The following part is taken from the Algebraic Bethe Ansatz paper https://arxiv.org/abs/hep-th/9605187 (Page 7).
The definition of the Lax operator involves the local quantum space $h_n$ and the auxiliary space $V$, which for the beginning will be also $\Bbb{C}^2$. Lax operator $L_{n,a}(\lambda)$ acts in $h_n \otimes V$ and is given explicitly by the expression $L_{n,a}(\lambda) = \lambda \mathrm{I_n} \otimes \mathrm{I_a}+ i \sum_\alpha S^\alpha_n \otimes\sigma^\alpha$, where $\mathrm{I_n}$, $S^\alpha_n$ acts in $h_n$ and $ \mathrm{I_a}, \sigma^\alpha$ are unit and Paulimatrices in $V=\Bbb{C}^2; \lambda $ is a complex parameter, usually called the spectral parameter, reminding its role as an eigenvalue in the original Lax operator. Alternatively $L_{na}(\lambda)$ can be written as a 2 $\times 2$ matrix $L_{na}(\lambda)= \begin{bmatrix} \lambda + i S_n^3&iS_n^-\\iS_n^+ &\lambda-iS_n^3 \end{bmatrix}$, acting in $V$ with entries being operators in quantum space $h_n$.

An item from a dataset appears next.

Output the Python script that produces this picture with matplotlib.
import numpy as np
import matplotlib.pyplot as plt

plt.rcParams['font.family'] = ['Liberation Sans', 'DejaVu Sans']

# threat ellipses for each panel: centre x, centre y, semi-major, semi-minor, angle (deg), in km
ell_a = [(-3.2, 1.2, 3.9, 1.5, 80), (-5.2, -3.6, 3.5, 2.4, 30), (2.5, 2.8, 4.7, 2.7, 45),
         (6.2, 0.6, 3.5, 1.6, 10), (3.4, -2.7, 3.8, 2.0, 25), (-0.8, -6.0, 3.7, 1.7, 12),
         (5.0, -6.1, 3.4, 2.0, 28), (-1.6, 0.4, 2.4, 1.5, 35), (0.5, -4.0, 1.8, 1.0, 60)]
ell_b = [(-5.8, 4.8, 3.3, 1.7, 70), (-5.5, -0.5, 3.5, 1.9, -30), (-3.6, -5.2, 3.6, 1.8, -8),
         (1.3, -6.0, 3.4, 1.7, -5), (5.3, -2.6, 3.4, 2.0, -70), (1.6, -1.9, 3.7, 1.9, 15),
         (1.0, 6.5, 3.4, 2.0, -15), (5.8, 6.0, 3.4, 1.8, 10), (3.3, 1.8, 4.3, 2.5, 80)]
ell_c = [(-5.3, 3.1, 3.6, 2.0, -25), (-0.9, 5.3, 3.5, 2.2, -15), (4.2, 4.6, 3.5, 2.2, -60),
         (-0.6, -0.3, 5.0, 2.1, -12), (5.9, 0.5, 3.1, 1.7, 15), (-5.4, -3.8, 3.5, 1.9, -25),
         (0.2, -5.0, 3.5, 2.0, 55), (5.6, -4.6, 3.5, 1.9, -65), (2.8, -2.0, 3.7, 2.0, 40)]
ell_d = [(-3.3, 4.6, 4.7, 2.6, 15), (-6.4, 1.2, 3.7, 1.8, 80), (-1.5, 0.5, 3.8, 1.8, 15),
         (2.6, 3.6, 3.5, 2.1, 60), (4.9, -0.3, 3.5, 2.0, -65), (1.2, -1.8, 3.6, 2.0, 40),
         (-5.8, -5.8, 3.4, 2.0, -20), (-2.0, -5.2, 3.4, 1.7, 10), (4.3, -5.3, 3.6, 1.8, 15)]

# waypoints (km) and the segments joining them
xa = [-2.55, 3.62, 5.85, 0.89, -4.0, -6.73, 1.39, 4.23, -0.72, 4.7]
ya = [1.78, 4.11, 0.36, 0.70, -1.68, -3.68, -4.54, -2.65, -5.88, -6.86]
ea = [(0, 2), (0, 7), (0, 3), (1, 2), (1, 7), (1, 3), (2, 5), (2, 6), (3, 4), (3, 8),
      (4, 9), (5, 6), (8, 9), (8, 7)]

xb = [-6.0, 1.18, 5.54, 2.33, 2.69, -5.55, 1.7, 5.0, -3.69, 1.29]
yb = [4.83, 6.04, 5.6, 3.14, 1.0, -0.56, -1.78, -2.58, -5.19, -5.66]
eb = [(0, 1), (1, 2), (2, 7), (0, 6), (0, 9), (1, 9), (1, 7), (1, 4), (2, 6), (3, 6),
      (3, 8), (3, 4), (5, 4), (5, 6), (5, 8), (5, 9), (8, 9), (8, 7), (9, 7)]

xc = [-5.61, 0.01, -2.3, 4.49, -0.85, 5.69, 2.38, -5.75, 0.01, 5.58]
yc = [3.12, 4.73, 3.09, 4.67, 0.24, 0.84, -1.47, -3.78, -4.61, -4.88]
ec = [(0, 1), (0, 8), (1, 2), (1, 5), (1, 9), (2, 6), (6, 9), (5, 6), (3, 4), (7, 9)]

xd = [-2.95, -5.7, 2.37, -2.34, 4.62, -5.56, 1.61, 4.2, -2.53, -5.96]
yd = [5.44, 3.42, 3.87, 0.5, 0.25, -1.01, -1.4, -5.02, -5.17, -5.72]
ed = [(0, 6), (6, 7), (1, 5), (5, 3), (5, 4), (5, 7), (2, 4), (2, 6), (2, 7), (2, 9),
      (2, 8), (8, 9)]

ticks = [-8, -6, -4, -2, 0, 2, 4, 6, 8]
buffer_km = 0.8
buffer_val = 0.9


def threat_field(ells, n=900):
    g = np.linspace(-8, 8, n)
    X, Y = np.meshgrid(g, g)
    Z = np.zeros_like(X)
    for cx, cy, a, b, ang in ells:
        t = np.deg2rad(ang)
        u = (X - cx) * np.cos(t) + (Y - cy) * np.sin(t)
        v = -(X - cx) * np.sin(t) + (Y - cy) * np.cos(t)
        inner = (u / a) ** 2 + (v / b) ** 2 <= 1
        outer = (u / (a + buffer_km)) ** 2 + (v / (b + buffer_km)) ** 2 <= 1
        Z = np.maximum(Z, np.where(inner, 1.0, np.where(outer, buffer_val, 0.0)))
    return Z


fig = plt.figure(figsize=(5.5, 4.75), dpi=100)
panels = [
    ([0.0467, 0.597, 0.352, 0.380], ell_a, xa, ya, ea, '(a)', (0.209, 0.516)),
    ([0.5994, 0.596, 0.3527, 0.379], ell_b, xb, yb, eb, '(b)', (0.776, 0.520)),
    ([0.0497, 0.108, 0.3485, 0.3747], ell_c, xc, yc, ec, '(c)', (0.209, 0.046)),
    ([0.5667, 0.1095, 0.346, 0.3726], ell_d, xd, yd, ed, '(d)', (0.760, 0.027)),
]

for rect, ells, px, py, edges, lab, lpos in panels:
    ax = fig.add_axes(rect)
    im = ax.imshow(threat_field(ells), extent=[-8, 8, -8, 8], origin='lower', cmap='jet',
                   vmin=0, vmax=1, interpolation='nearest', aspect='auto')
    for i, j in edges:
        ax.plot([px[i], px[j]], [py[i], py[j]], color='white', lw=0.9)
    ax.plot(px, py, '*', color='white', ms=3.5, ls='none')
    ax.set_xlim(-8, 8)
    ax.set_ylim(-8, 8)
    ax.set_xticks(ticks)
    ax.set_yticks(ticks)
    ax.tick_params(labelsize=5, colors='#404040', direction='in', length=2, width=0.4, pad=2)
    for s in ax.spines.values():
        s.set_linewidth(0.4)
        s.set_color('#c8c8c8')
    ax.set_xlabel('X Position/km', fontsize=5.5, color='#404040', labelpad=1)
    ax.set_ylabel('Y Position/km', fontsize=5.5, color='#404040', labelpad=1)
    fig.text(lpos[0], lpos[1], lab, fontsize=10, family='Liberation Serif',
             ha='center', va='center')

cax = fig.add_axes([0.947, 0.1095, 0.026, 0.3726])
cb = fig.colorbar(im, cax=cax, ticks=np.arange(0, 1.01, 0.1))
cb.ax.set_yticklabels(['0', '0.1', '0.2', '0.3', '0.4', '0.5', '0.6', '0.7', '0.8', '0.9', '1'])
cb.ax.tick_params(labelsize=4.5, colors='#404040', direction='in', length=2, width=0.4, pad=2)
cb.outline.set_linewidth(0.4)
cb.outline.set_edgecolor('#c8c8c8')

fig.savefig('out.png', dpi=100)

After giving the explicit form of Lax operator as tensor product in the respective spaces, the alternative form is given in matrix form with the matrix entries being operators in the the first space. How exactly do we arrive in this form (The matrix which acts only on one space)? I tried checking in lots of other related paper but clearly I'm missing something here. Can anybody please give me a hint or a direction?

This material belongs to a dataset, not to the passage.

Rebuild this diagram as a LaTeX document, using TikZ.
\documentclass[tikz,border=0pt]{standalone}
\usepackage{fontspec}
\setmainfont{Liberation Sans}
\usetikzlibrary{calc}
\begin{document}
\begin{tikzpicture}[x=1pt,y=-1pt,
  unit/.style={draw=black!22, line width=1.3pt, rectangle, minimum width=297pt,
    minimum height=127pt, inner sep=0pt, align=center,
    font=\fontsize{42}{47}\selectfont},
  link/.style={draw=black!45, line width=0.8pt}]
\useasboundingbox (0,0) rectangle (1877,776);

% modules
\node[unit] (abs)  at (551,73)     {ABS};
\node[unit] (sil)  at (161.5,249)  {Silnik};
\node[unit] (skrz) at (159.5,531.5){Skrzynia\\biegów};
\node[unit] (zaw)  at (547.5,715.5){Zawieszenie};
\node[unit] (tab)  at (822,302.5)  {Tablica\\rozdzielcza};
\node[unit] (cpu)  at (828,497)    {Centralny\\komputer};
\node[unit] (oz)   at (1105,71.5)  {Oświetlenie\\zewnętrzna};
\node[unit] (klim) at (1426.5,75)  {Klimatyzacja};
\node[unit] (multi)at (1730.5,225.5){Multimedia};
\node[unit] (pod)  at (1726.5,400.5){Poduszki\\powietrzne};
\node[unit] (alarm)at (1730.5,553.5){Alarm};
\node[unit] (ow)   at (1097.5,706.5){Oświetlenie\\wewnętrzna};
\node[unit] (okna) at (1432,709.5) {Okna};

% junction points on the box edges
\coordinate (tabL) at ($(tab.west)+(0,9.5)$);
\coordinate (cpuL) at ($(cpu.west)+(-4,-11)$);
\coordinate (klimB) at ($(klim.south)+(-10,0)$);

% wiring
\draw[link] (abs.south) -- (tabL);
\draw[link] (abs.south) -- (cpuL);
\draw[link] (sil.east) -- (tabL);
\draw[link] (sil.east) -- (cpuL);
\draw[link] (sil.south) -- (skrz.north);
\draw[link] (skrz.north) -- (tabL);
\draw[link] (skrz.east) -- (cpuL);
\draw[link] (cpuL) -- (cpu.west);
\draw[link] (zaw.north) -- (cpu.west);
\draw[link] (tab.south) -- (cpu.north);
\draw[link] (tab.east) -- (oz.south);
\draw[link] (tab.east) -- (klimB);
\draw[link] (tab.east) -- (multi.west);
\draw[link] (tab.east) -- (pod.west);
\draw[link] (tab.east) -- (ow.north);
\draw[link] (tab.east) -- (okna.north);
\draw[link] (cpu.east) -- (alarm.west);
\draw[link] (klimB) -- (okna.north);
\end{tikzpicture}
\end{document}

Both forms of the $L_{na}(\lambda)$ are acting on the same space $h_n \otimes V$. The first makes it obvious by writing it as a sum of tensor products of operators acting on each space. The second is using the standard basis to write it as a block matrix.
Take the top left entry. That corresponds to the part of the matrix that is takes vectors of the form $|x0\rangle \in h_n \otimes V$ to $|y0\rangle$. So a 2 by 2 matrix for that entry whose $xy$ entry is described that matrix element. $\langle x0\mid L_{na}(\lambda) | y0\rangle = \lambda \langle x |I_n| y \rangle \langle 0 | I_V | 0 \rangle + i \sum_\alpha \langle x | S_n^\alpha | y \rangle \langle 0 | \sigma^\alpha | 0 \rangle$. You can see that this gives the entries for the operator $\lambda I_n + i S_n^3$ acting on $h_n$.
Do the same for the other three entries by switching around some of the $|0\rangle$'s above to $|1\rangle$'s.